=== TASK MATERIAL ===

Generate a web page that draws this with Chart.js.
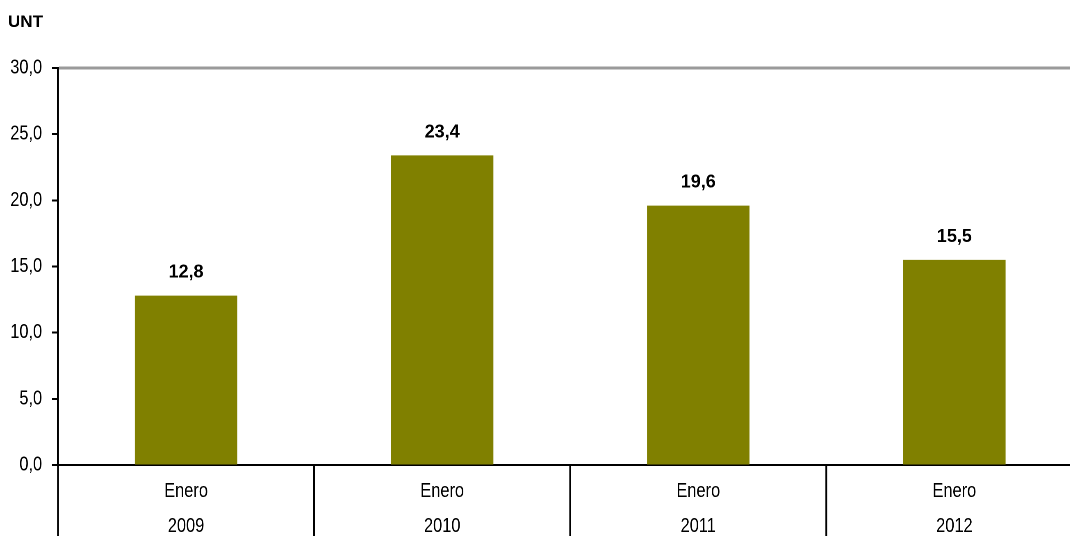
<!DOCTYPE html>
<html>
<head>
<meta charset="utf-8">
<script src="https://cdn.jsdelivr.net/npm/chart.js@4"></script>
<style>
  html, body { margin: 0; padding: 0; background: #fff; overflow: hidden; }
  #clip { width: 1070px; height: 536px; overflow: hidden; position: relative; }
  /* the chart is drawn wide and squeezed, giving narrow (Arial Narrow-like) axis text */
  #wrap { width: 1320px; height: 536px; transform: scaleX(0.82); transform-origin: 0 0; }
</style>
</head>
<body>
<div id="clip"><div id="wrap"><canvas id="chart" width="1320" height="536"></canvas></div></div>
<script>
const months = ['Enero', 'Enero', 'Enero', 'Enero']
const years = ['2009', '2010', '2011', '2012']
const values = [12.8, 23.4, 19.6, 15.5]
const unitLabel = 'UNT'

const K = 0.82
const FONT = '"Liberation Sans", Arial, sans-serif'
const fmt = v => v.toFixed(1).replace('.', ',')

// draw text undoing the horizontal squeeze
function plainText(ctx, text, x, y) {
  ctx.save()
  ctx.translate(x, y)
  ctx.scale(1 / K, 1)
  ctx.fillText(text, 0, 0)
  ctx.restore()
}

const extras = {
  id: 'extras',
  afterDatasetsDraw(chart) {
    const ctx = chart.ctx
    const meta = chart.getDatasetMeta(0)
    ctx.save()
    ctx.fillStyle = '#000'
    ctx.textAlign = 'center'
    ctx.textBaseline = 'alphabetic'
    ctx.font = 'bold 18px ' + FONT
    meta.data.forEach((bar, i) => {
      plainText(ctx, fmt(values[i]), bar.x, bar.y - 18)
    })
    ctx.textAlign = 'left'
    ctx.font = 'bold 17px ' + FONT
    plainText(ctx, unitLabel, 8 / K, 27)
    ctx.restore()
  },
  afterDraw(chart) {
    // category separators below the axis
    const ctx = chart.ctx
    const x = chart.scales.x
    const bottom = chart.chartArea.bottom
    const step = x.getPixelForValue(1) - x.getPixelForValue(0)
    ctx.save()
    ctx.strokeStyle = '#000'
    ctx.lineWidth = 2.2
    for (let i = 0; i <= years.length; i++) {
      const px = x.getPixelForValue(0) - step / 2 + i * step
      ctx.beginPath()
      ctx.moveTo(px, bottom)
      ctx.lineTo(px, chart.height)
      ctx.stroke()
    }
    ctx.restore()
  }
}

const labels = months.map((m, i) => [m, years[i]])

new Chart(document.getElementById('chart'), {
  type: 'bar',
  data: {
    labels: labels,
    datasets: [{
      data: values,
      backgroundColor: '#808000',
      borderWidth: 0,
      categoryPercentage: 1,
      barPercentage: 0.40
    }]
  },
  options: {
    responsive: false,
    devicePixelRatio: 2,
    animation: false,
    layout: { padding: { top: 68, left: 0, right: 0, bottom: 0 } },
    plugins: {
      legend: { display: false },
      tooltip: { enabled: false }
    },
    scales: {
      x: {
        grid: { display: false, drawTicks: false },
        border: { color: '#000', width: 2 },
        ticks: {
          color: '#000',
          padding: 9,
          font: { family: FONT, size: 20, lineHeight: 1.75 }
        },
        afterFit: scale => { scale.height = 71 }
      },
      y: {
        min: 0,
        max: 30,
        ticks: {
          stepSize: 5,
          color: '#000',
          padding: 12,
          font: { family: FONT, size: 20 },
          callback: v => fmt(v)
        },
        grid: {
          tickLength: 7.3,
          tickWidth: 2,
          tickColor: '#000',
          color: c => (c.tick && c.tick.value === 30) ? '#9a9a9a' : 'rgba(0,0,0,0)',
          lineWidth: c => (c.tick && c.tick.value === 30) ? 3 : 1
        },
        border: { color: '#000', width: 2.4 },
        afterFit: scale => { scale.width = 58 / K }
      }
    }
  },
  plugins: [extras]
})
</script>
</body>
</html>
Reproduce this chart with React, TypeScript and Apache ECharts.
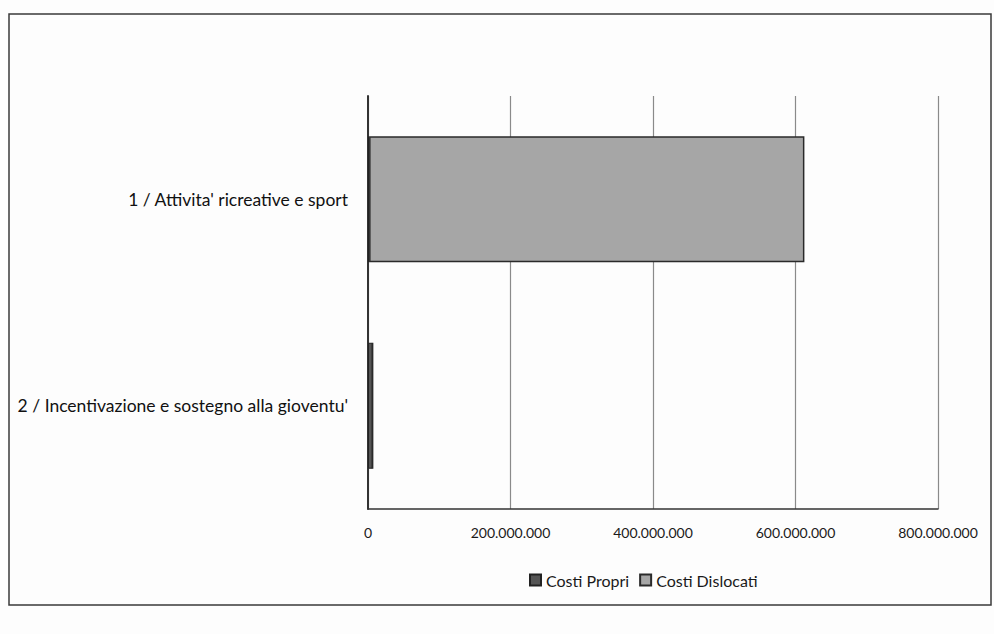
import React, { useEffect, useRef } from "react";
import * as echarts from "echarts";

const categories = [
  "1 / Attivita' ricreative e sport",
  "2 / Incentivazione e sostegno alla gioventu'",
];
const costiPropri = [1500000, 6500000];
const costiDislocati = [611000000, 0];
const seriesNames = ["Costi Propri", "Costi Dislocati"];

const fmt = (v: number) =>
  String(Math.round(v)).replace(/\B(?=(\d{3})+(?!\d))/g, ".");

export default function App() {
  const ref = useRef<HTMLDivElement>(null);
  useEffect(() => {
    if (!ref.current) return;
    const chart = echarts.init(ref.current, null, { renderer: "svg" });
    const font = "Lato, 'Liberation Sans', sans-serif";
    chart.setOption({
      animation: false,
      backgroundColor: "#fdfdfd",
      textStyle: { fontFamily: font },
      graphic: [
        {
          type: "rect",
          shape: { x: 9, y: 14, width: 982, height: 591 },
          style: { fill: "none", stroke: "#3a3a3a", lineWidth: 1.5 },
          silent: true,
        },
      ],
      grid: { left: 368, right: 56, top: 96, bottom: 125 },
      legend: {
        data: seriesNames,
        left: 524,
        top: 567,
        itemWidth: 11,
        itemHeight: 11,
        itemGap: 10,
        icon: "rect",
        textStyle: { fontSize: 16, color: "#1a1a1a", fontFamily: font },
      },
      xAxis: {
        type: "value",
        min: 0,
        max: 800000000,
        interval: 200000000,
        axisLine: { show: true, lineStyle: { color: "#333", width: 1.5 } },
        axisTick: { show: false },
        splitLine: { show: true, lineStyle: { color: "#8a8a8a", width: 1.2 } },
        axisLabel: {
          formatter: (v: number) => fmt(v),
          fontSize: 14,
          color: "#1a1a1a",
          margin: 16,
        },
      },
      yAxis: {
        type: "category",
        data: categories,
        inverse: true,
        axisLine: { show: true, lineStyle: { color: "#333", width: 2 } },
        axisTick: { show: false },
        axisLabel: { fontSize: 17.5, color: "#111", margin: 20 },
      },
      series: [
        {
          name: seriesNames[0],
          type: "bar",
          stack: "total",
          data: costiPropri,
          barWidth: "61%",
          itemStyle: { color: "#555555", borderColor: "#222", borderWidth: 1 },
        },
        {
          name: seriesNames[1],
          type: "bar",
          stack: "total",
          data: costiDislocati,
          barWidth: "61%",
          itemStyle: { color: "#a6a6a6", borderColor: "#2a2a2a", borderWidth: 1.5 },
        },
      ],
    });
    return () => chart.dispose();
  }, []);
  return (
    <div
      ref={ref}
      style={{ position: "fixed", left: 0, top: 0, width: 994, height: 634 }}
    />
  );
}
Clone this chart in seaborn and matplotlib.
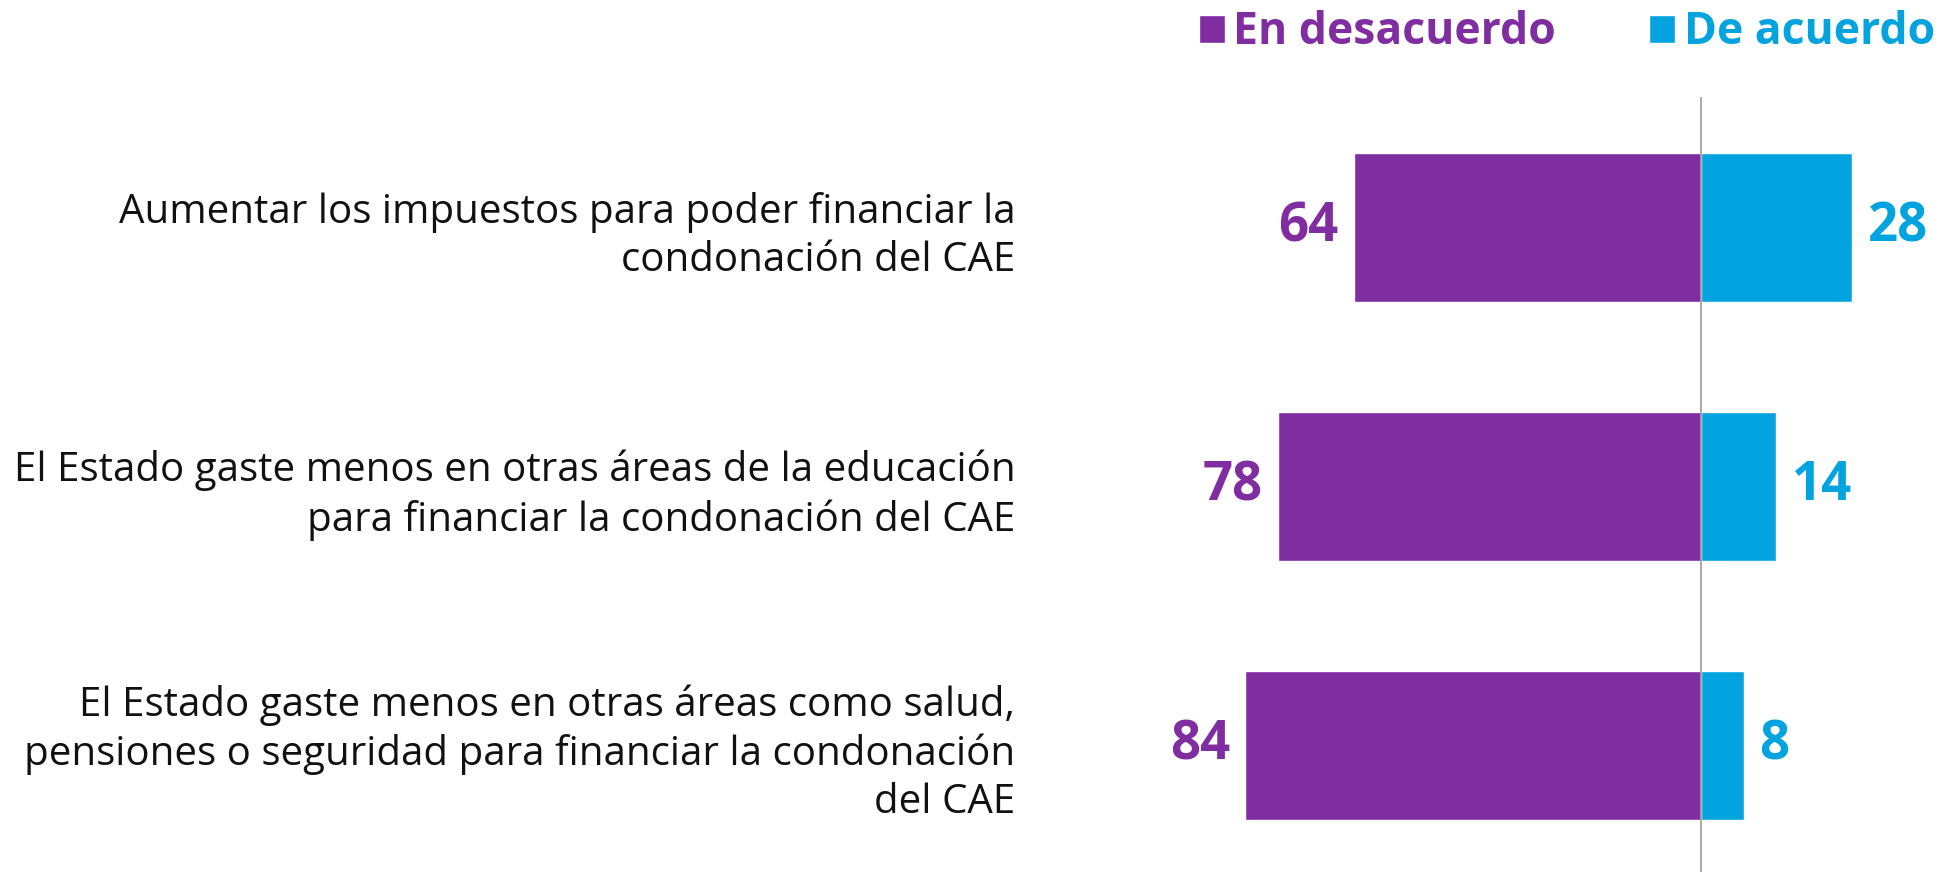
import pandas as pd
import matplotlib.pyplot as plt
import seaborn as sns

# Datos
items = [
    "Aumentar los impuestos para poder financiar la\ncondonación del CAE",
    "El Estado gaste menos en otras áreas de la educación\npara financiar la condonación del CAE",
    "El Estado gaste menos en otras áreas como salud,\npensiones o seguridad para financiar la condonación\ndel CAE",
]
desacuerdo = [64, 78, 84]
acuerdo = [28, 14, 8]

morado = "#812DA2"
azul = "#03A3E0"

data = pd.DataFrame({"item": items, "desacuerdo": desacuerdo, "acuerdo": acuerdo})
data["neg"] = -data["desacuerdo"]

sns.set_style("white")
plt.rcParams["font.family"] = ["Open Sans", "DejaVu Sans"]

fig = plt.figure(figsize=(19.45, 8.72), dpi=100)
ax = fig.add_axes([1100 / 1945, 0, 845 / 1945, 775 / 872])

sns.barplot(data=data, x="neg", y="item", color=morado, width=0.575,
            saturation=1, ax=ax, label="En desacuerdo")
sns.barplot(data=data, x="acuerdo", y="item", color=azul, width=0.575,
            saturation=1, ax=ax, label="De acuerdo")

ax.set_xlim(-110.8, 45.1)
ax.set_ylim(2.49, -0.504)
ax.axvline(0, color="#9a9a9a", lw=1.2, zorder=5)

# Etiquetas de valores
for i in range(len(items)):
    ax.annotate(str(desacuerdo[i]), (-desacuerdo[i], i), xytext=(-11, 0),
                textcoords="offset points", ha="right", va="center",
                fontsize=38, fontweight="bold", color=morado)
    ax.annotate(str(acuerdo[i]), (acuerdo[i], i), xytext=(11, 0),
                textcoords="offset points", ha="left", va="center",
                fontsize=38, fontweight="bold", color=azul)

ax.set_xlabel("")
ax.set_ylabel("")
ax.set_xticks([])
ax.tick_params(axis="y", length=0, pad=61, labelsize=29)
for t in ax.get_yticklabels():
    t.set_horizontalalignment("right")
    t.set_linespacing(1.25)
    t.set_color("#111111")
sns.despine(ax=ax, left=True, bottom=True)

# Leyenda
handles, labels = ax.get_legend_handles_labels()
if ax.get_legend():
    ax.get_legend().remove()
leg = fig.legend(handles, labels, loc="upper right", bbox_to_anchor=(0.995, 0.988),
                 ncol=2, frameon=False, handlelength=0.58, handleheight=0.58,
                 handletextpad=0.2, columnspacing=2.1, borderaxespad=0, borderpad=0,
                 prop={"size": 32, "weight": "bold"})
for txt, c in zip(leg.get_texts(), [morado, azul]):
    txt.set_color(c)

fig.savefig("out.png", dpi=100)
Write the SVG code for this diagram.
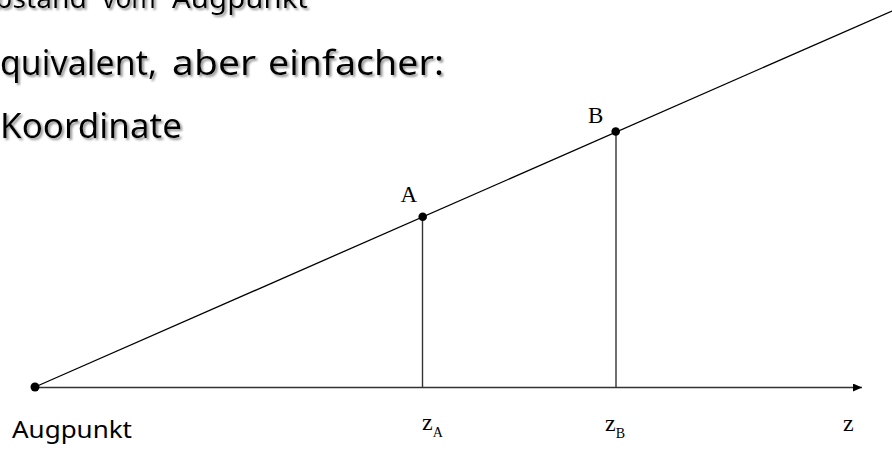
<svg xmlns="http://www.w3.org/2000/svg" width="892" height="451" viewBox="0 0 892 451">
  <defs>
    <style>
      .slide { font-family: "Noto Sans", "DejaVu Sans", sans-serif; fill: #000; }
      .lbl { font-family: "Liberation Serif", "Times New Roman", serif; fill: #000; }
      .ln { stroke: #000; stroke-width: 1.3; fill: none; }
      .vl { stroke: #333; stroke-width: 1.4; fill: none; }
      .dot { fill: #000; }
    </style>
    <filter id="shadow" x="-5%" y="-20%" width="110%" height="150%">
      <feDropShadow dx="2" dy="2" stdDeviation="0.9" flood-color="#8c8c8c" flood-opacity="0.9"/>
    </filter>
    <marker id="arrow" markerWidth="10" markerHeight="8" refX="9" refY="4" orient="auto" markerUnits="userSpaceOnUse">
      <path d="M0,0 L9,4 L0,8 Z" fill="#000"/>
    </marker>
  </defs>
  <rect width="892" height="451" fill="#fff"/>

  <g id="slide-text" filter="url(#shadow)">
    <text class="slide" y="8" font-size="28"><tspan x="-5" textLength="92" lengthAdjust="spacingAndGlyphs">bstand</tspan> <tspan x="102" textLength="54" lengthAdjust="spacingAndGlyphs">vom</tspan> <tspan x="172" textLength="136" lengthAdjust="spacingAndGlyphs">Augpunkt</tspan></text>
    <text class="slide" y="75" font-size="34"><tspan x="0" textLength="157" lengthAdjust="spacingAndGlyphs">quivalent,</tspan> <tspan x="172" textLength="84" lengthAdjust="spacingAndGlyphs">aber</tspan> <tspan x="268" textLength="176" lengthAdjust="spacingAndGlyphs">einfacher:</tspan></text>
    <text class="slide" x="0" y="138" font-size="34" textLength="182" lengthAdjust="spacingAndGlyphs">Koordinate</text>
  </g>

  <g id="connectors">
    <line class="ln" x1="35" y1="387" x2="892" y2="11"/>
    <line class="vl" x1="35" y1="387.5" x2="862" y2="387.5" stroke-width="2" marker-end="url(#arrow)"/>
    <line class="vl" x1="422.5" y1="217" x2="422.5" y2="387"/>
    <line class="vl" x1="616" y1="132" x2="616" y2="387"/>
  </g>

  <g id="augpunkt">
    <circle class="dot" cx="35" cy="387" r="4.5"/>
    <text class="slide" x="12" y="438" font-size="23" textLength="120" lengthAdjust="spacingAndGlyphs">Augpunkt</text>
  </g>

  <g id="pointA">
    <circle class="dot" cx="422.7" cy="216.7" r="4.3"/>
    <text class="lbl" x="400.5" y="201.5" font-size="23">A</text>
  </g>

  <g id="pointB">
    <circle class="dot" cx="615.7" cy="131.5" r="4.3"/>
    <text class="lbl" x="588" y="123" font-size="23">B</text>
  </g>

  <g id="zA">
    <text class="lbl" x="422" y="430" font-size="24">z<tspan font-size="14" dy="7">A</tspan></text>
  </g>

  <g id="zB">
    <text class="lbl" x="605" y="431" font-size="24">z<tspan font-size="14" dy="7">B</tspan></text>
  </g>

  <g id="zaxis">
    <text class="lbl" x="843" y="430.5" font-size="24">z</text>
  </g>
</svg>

===

REQUIREMENT.
Your task is to reproduce exactly the lines from the start of the data above through the line containing "const unitLabel = 'UNT'", leaving every picture out.

TASK ANSWER.
Generate a web page that draws this with Chart.js.
<!DOCTYPE html>
<html>
<head>
<meta charset="utf-8">
<script src="https://cdn.jsdelivr.net/npm/chart.js@4"></script>
<style>
  html, body { margin: 0; padding: 0; background: #fff; overflow: hidden; }
  #clip { width: 1070px; height: 536px; overflow: hidden; position: relative; }
  /* the chart is drawn wide and squeezed, giving narrow (Arial Narrow-like) axis text */
  #wrap { width: 1320px; height: 536px; transform: scaleX(0.82); transform-origin: 0 0; }
</style>
</head>
<body>
<div id="clip"><div id="wrap"><canvas id="chart" width="1320" height="536"></canvas></div></div>
<script>
const months = ['Enero', 'Enero', 'Enero', 'Enero']
const years = ['2009', '2010', '2011', '2012']
const values = [12.8, 23.4, 19.6, 15.5]
const unitLabel = 'UNT'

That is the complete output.